- **Set exercise**
Quote every line below exactly and skip any picture.

- **Dataset content**
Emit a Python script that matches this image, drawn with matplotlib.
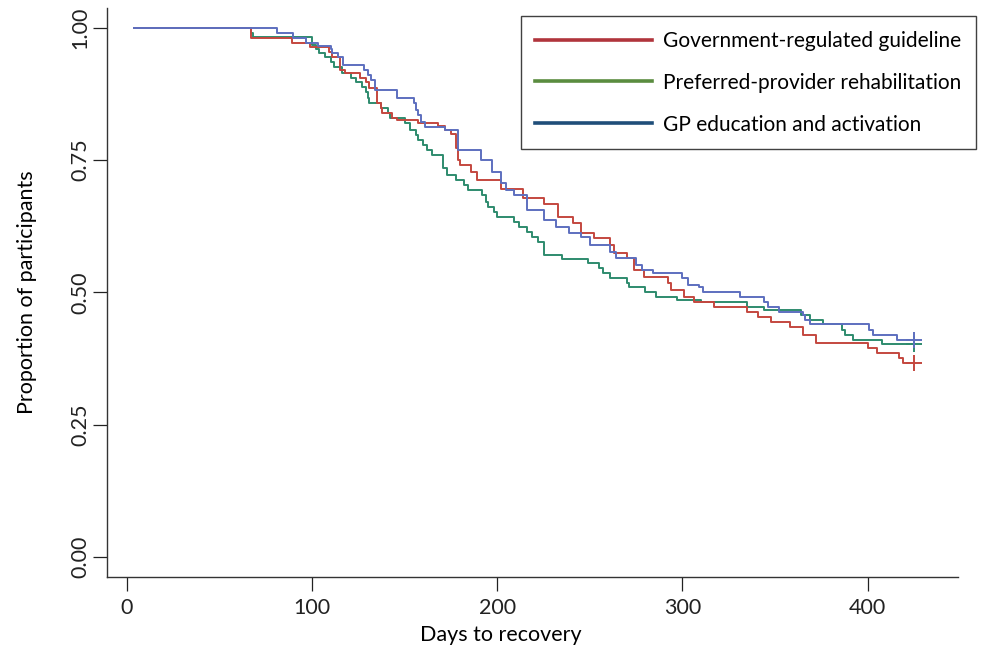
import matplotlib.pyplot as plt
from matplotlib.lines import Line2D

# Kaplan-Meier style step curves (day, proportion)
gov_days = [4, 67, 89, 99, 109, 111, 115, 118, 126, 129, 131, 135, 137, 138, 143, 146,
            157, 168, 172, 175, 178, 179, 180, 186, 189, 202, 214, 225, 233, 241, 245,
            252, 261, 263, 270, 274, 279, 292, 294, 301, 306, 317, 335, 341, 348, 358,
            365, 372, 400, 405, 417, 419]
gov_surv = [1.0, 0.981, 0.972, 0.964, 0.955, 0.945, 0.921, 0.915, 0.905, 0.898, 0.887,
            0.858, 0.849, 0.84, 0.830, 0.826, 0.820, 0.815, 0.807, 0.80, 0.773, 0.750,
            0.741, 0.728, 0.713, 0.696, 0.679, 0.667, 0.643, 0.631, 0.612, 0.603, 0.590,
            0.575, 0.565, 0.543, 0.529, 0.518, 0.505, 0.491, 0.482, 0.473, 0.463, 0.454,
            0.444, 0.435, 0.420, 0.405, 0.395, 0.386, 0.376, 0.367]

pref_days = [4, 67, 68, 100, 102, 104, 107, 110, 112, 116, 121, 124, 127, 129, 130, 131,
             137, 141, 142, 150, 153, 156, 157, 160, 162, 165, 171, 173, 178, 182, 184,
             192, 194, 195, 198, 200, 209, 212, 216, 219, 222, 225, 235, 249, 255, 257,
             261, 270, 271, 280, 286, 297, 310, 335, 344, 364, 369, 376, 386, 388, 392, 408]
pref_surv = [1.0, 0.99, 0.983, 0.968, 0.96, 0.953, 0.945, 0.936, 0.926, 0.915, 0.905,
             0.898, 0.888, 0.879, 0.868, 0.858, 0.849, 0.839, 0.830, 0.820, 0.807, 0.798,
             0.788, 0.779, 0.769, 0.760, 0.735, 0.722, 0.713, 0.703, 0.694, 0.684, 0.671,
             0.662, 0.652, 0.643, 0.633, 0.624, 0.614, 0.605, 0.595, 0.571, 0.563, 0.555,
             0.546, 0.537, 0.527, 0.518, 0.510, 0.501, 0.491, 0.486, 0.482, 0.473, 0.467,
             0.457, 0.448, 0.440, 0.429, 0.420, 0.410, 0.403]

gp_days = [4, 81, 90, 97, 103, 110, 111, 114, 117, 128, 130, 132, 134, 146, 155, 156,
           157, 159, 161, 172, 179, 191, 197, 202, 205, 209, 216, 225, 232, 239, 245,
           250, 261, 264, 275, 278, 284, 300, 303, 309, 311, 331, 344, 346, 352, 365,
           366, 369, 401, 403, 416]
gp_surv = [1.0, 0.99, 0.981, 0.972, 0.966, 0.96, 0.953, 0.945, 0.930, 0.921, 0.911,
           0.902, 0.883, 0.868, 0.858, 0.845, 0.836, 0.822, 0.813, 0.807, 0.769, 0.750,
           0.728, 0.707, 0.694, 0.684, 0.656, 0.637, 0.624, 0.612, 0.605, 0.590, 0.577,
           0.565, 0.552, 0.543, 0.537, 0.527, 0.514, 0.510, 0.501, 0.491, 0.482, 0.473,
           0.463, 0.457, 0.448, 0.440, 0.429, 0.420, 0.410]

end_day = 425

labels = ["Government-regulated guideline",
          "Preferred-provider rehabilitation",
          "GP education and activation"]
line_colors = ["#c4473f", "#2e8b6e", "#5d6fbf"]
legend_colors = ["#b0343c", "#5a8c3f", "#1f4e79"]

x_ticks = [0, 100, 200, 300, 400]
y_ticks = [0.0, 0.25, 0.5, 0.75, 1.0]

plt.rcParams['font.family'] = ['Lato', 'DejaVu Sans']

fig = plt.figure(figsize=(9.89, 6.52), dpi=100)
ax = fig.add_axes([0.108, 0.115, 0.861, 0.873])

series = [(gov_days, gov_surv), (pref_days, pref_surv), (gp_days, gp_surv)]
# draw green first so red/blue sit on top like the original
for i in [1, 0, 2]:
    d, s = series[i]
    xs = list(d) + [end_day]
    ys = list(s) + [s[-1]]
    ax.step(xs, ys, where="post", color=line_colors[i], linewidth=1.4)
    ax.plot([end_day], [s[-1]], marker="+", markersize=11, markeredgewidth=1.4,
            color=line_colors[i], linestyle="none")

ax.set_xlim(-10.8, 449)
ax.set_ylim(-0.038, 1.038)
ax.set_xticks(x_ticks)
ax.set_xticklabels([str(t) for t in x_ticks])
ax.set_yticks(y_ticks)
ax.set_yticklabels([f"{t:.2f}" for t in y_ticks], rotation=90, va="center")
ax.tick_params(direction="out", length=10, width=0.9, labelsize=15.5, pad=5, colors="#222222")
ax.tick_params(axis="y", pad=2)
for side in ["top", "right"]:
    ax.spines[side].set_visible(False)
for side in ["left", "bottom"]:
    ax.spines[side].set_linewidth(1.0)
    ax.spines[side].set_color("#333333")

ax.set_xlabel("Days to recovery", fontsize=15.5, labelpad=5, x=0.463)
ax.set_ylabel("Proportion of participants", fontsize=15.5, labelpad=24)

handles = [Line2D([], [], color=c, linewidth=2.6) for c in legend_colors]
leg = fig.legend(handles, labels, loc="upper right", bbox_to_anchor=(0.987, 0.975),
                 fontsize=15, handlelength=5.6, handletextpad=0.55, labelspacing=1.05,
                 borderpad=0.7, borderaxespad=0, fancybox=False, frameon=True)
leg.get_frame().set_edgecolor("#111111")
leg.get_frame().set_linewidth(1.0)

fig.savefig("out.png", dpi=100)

- **Exercise answer**
Emit a Python script that matches this image, drawn with matplotlib.
import matplotlib.pyplot as plt
from matplotlib.lines import Line2D

# Kaplan-Meier style step curves (day, proportion)
gov_days = [4, 67, 89, 99, 109, 111, 115, 118, 126, 129, 131, 135, 137, 138, 143, 146,
            157, 168, 172, 175, 178, 179, 180, 186, 189, 202, 214, 225, 233, 241, 245,
            252, 261, 263, 270, 274, 279, 292, 294, 301, 306, 317, 335, 341, 348, 358,
            365, 372, 400, 405, 417, 419]
gov_surv = [1.0, 0.981, 0.972, 0.964, 0.955, 0.945, 0.921, 0.915, 0.905, 0.898, 0.887,
            0.858, 0.849, 0.84, 0.830, 0.826, 0.820, 0.815, 0.807, 0.80, 0.773, 0.750,
            0.741, 0.728, 0.713, 0.696, 0.679, 0.667, 0.643, 0.631, 0.612, 0.603, 0.590,
            0.575, 0.565, 0.543, 0.529, 0.518, 0.505, 0.491, 0.482, 0.473, 0.463, 0.454,
            0.444, 0.435, 0.420, 0.405, 0.395, 0.386, 0.376, 0.367]

pref_days = [4, 67, 68, 100, 102, 104, 107, 110, 112, 116, 121, 124, 127, 129, 130, 131,
             137, 141, 142, 150, 153, 156, 157, 160, 162, 165, 171, 173, 178, 182, 184,
             192, 194, 195, 198, 200, 209, 212, 216, 219, 222, 225, 235, 249, 255, 257,
             261, 270, 271, 280, 286, 297, 310, 335, 344, 364, 369, 376, 386, 388, 392, 408]
pref_surv = [1.0, 0.99, 0.983, 0.968, 0.96, 0.953, 0.945, 0.936, 0.926, 0.915, 0.905,
             0.898, 0.888, 0.879, 0.868, 0.858, 0.849, 0.839, 0.830, 0.820, 0.807, 0.798,
             0.788, 0.779, 0.769, 0.760, 0.735, 0.722, 0.713, 0.703, 0.694, 0.684, 0.671,
             0.662, 0.652, 0.643, 0.633, 0.624, 0.614, 0.605, 0.595, 0.571, 0.563, 0.555,
             0.546, 0.537, 0.527, 0.518, 0.510, 0.501, 0.491, 0.486, 0.482, 0.473, 0.467,
             0.457, 0.448, 0.440, 0.429, 0.420, 0.410, 0.403]

gp_days = [4, 81, 90, 97, 103, 110, 111, 114, 117, 128, 130, 132, 134, 146, 155, 156,
           157, 159, 161, 172, 179, 191, 197, 202, 205, 209, 216, 225, 232, 239, 245,
           250, 261, 264, 275, 278, 284, 300, 303, 309, 311, 331, 344, 346, 352, 365,
           366, 369, 401, 403, 416]
gp_surv = [1.0, 0.99, 0.981, 0.972, 0.966, 0.96, 0.953, 0.945, 0.930, 0.921, 0.911,
           0.902, 0.883, 0.868, 0.858, 0.845, 0.836, 0.822, 0.813, 0.807, 0.769, 0.750,
           0.728, 0.707, 0.694, 0.684, 0.656, 0.637, 0.624, 0.612, 0.605, 0.590, 0.577,
           0.565, 0.552, 0.543, 0.537, 0.527, 0.514, 0.510, 0.501, 0.491, 0.482, 0.473,
           0.463, 0.457, 0.448, 0.440, 0.429, 0.420, 0.410]

end_day = 425

labels = ["Government-regulated guideline",
          "Preferred-provider rehabilitation",
          "GP education and activation"]
line_colors = ["#c4473f", "#2e8b6e", "#5d6fbf"]
legend_colors = ["#b0343c", "#5a8c3f", "#1f4e79"]

x_ticks = [0, 100, 200, 300, 400]
y_ticks = [0.0, 0.25, 0.5, 0.75, 1.0]

plt.rcParams['font.family'] = ['Lato', 'DejaVu Sans']

fig = plt.figure(figsize=(9.89, 6.52), dpi=100)
ax = fig.add_axes([0.108, 0.115, 0.861, 0.873])

series = [(gov_days, gov_surv), (pref_days, pref_surv), (gp_days, gp_surv)]
# draw green first so red/blue sit on top like the original
for i in [1, 0, 2]:
    d, s = series[i]
    xs = list(d) + [end_day]
    ys = list(s) + [s[-1]]
    ax.step(xs, ys, where="post", color=line_colors[i], linewidth=1.4)
    ax.plot([end_day], [s[-1]], marker="+", markersize=11, markeredgewidth=1.4,
            color=line_colors[i], linestyle="none")

ax.set_xlim(-10.8, 449)
ax.set_ylim(-0.038, 1.038)
ax.set_xticks(x_ticks)
ax.set_xticklabels([str(t) for t in x_ticks])
ax.set_yticks(y_ticks)
ax.set_yticklabels([f"{t:.2f}" for t in y_ticks], rotation=90, va="center")
ax.tick_params(direction="out", length=10, width=0.9, labelsize=15.5, pad=5, colors="#222222")
ax.tick_params(axis="y", pad=2)
for side in ["top", "right"]:
    ax.spines[side].set_visible(False)
for side in ["left", "bottom"]:
    ax.spines[side].set_linewidth(1.0)
    ax.spines[side].set_color("#333333")

ax.set_xlabel("Days to recovery", fontsize=15.5, labelpad=5, x=0.463)
ax.set_ylabel("Proportion of participants", fontsize=15.5, labelpad=24)

handles = [Line2D([], [], color=c, linewidth=2.6) for c in legend_colors]
leg = fig.legend(handles, labels, loc="upper right", bbox_to_anchor=(0.987, 0.975),
                 fontsize=15, handlelength=5.6, handletextpad=0.55, labelspacing=1.05,
                 borderpad=0.7, borderaxespad=0, fancybox=False, frameon=True)
leg.get_frame().set_edgecolor("#111111")
leg.get_frame().set_linewidth(1.0)

fig.savefig("out.png", dpi=100)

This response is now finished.